The presentation got me interested enough to want to go to an ACT experiential training next time one comes to our area.  I recognized that I really do enjoy fresh perspectives because they seem to make me feel more alive.   As he came to the end he asked if anybody was willing to come up and learn a new dance. Most stayed glued to their seats but I found my body jumping up and heading to the front of the class, four others joined me.  We learned this very silly preschool dance and it was fun. 

The other 35 people watched.  He asked us participants how we were feeling?  I shared I felt alive and others said they had fun and although anxious were glad they did the dance.  Then he asked about those who watched and some wanted to join the dance but held themselves back; some made excuses; and some didn’t want to budge.  I wondered if this was a metaphor for how we do things in life.   Are some of us active participants?  Do some of us want to join the fun of life but hold back?  Are some of us excuse makers?  Are some of us unwilling to try new things or step out of their comfort zone?  No judgment about who is right of wrong about this but do you have tendencies that open you up to experiences, play it safe, or close you down? 

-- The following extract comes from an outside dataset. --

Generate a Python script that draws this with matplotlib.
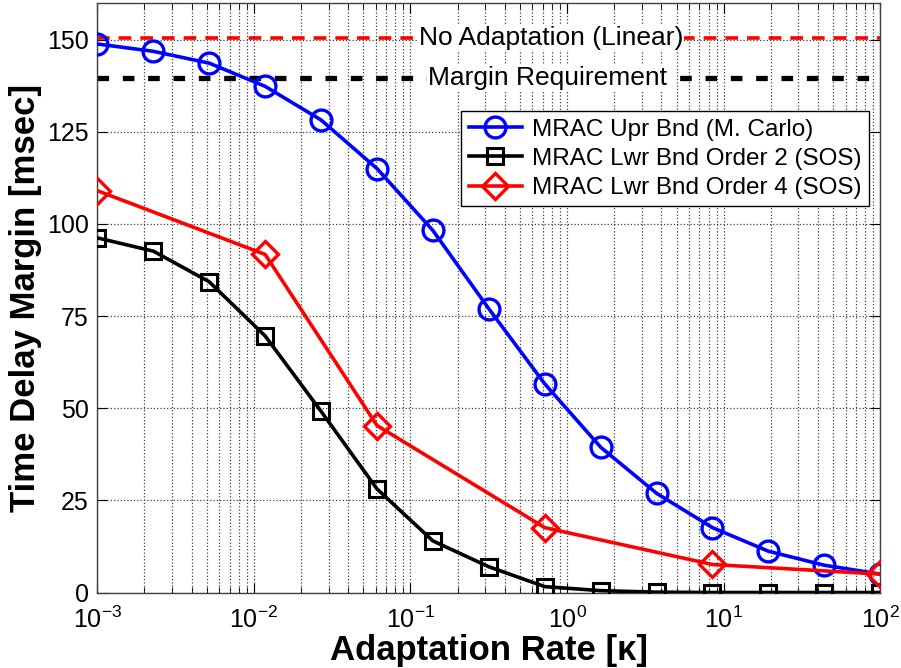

One of the approaches of this technique is to explore a person’s values and ask them if their behavior matches these values.  What values matter most to you and are you living them?  Again self-judging is not necessary but awareness is valuable. 

If you find yourself run by old patterns, self-limits, fear, habits, playing it safe then to become aware means you can make new choices.  You can learn to observe who you are and what you do and keep the patterns that work and discard the ones that do not.  Awareness is the great liberator.